Berrinche desactivado, pero ¿a qué costo?
Jose de Cabo reflexiona en esta columna acerca de la importancia de ser flexibles con nuestros hijos; a veces, la mejor opción para desactivar rabietas imposibles.
30 de marzo de 2023
Berrinches en la playa: ¿cómo desactivarlos? - Créditos: Getty
Me perdí la mañana de playa.
Me perdí la mañana de playa y me enojé.
Me perdí la mañana de playa y protesté.
Hasta que entendí.
Recapitulemos.
Estábamos en la playa, todos felices, arena y sol, libro en mano (yo) y muchos caracoles en un vasito (ellos). De repente mi hijo menor (quien cumplió cuatro años hace unos días) decide que ya no quiere estar con el traje de baño puesto, quiere usar short de fútbol. “Pero mirá, nadie usa short de fútbol en la playa, ¿ves que están todos con traje de baño?”. Y ahí empezó un berrinche descomunal.
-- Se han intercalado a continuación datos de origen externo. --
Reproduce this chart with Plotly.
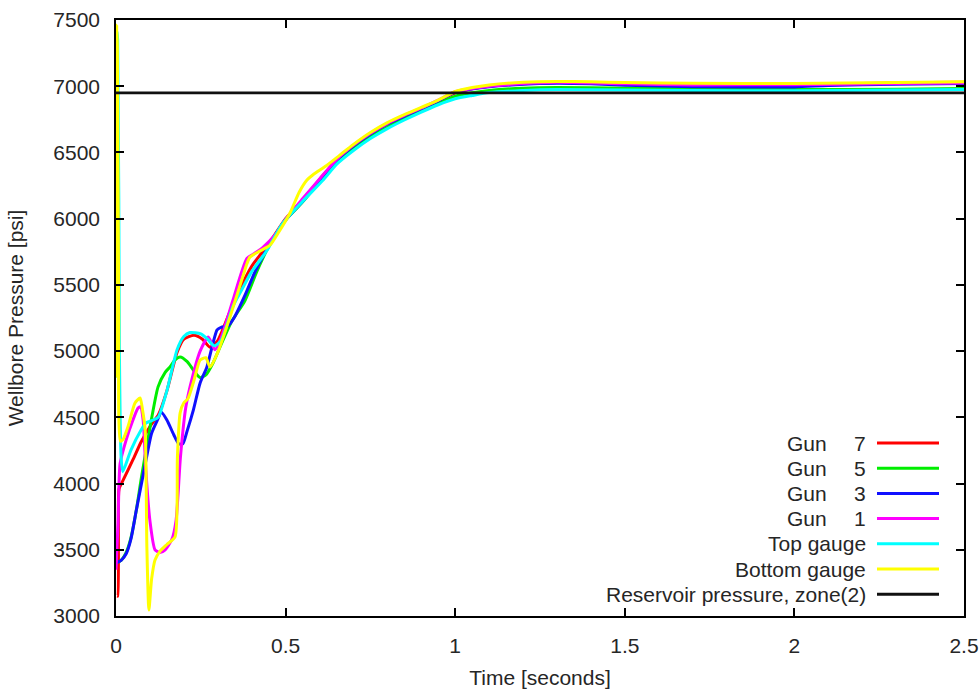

Que quiero el short, que la gente no viene con ropa a la playa, pero tengo frío, envolvete en la toalla, no quiero, dame mi oso, gritos, gritos, gritos.
Me vi en una encrucijada: ¿sostengo este berrinche con amor y me banco las miradas ajenas (que por cierto no eran muy amables), o me lo llevo de la playa a la habitación del hotel hasta que se le pase? Sostengo, pensé. Y sostuve, eh. Sostuve durante media hora gritos, patadas, llanto, mocos y revoleos. Expliqué, con todo el amor del que fui capaz, que no había short de fútbol, que no íbamos a ir a la habitación a cambiarnos porque seguramente en un ratito íbamos a querer mojarnos, y era cambiarnos de nuevo y demás. Expliqué que no pasa nada si estamos mojados, que la playa es así, que mirá yo también estoy mojada, y papá, y Rita. Y a mí qué me importa yo quiero el short de fútbol. Te doy un abrazo a ver si así te sentís mejor, no quiero, quiero short de fútbol. Te parece si juntamos caracoles, quiero el short. Y así. Media hora.
A los treinta y cinco minutos más o menos me di cuenta de que sostener se me hacía insostenible. Entonces, ya frustrada y un poco enojada, decidí que me iba de la playa a la habitación porque no podía ser que el berrinche no se aplacara. Caminé hasta la habitación con el niño en cuestión a upa (ya pesa como 20 kilos, me arrepentí muchísimo de no ponerle sus sandalias), y llegué a la habitación más enojada que él (que por cierto seguía llorando).A esta altura el ambiente estaba caldeadísimo, se podrán imaginar. Pero entonces tuve un rapto de lucidez: este chiquito jamás de los jamases sostiene un berrinche por tanto tiempo, tiene que pasar algo más. Entonces pensé qué le podía estar pasando, revisé cómo había sido la mañana, la noche anterior, y ahí me iluminé. Claro, se había ido a dormir más tarde que lo habitual. Listo, esta criaturita lo que tiene es un sueño tremendo. Entonces, cuando comprendí, se me fue el enojo.
Entre gritos, bajé las persianas y cerré las cortinas. Abrí la cama y lo tapé con el acolchado pesado, como le gusta a él. Por supuesto que él se resistía, no quería, lloraba y pataleaba. Y yo, hablándole bajito, explicando lo que estaba haciendo, lo fui acomodando. Me senté al lado y le di la mano. Pasaron dos minutos y estaba dormido.
Me felicité por haberme dado cuenta. Claro que me hubiera gustado quedarme en la playa. Pero en ese momento mi chiquito necesitaba otra cosa. Necesitaba descansar. Y yo me iluminé y supe acompañarlo. Me quedé en el balcón las dos horas que duró la siesta. Leí, dibujé, miré el paisaje. No estaba en la playa, pero, a mi modo, disfruté de la mañana y descansé.
¿Y a qué viene este cuento absolutamente autorreferencial? Viene, querida amiga, a que a veces las expectativas con nuestros hijos son las que no nos permiten observar la realidad. A veces, hay que poder adaptarse, flexibilizarse y acomodarse a lo que ellos necesitan. Y no por ellos, eh. Por nosotras. Porque un chico desregulado desregula a todo su entorno, y mucho mejor perdernos un ratito de playa y poder estar en armonía el resto del día.